When Will Gist went searching for a location for his new Maui Wowi Fresh Hawaiian Blends franchise, he had specific criteria in mind. For starters, his smoothie business had to be near a high volume of foot traffic and situated in an area where customers would linger as a captive audience for his products. After opening his first location in June 2003, Gist discovered that there is more to deciding where to set up shop than having great traffic flowing past your business.

“I found out that all that glitters is not gold,” says Gist, owner of 15-employee Gist Enterprise L.L.C., in Washington, D.C. The “glitter” for Gist, 30, was the 20,000-seat MCI Center, a state-of-the-art arena that’s home to the NBA’s Wizards, NHL’s Capitals, and WNBA’s Mystics. Realizing that the center attracts thousands of fans in need of thirst quenching, the new business owner jumped at the chance to set up shop in the complex but quickly found out that in return, he had to pay too much to sell products at the venue.

“They didn’t want to negotiate any lower for the space, so I had to go with what they offered; it just didn’t add up,” says Gist, who opened another company in December 2003 in the Washington Convention Center, where he now runs three “much more profitable” kiosks.

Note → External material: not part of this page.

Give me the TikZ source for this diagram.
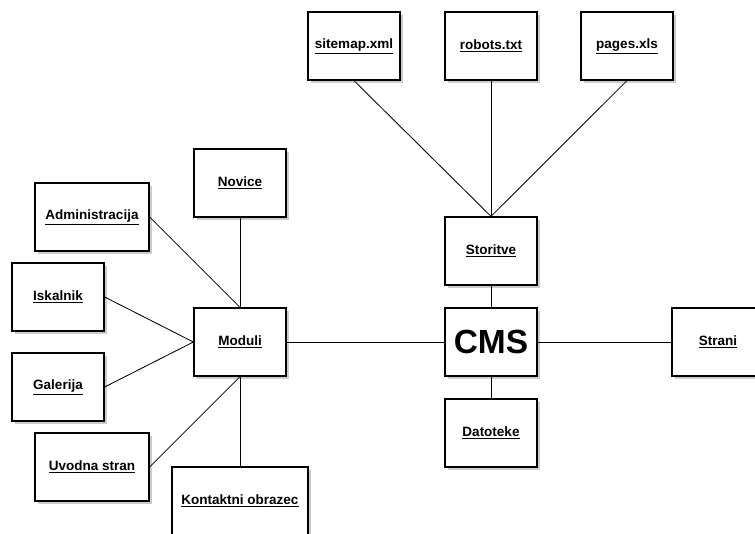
\documentclass[tikz,border=0pt]{standalone}
\usepackage{fontspec}
\setmainfont{Liberation Sans}
\usetikzlibrary{shadows}
\begin{document}
\begin{tikzpicture}[x=0.025cm,y=-0.025cm,
	box/.style={draw, line width=.9pt, fill=white, minimum width=92*0.025cm, minimum height=68*0.025cm, inner sep=0pt,
		font=\fontsize{9.6}{11}\selectfont\bfseries,
		drop shadow={shadow xshift=2pt, shadow yshift=-2pt, fill=black!40}},
	wide/.style={box, minimum width=114*0.025cm},
	link/.style={line width=.6pt}]
	\useasboundingbox (0,0) rectangle (755,533);
	
	% CMS and its parts
	\node[box, line width=1.5pt, font=\fontsize{23.8}{27}\selectfont\bfseries] (cms) at (491,342){CMS};
	\node[box] (storitve) at (491,251){\underline{Storitve}};
	\node[box] (datoteke) at (491,433){\underline{Datoteke}};
	\node[box] (strani) at (718,342){\underline{Strani}};
	\node[box] (sitemap) at (354,46){\underline{sitemap.xml}};
	\node[box] (robots) at (491,46){\underline{robots.txt}};
	\node[box] (pages) at (627,46){\underline{pages.xls}};
	
	% modules
	\node[box] (moduli) at (240,342){\underline{Moduli}};
	\node[box] (novice) at (240,183){\underline{Novice}};
	\node[wide] (admin) at (92,217){\underline{Administracija}};
	\node[box] (iskalnik) at (58,297){\underline{Iskalnik}};
	\node[box] (galerija) at (58,387){\underline{Galerija}};
	\node[wide] (uvodna) at (92,467){\underline{Uvodna stran}};
	\node[box, minimum width=136*0.025cm] (kontakt) at (240,501){\underline{Kontaktni obrazec}};
	
	\draw[link] (sitemap.south) -- (storitve.north);
	\draw[link] (robots.south) -- (storitve.north);
	\draw[link] (pages.south) -- (storitve.north);
	\draw[link] (storitve) -- (cms);
	\draw[link] (cms) -- (datoteke);
	\draw[link] (cms) -- (strani);
	\draw[link] (moduli) -- (cms);
	
	\draw[link] (novice) -- (moduli);
	\draw[link] (admin.east) -- (moduli.north);
	\draw[link] (iskalnik.east) -- (moduli.west);
	\draw[link] (galerija.east) -- (moduli.west);
	\draw[link] (uvodna.east) -- (moduli.south);
	\draw[link] (kontakt) -- (moduli);
\end{tikzpicture}
\end{document}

Now, Gist has his eye on Dulles International Airport, where he hopes to position a stand between the two busiest terminals. And while his first year in business wasn’t as profitable as he would have liked, Gist, whose firm brought in close to $200,000 in sales in 2004, says he “wouldn’t change a thing” about his early location decisions. “The MCI Center was a gold mine in terms of volume,” Gist adds, “but the downside was that I had an unfavorable deal that just didn’t map out.”

Location Planning 101. Most new and expanding businesses can relate to Gist’s early learning curve, especially since finding the right location can mean the difference between success and failure. Every business has different needs. A small retailer probably needs high foot

traffic and ample parking, for example, while a financial services firm would likely opt for a location near its best customers. A small dry cleaning service would need a location as far as possible from its nearest competitor, while a mid-sized manufacturing firm would want space in an industrial park, where lease rates would be lower than retail or commercial locations.

“Where you place your business can have significant impact on your firm’s success,” says Ronnie L. Bryant, president and COO of the Pittsburgh Regional Alliance, a regional marketing and economic development organization that, as part of its mission, helps firms select locations for their new and expanding operations. “For most companies, that means finding somewhere that’s accessible and visible for customers and affordable for the firm itself.”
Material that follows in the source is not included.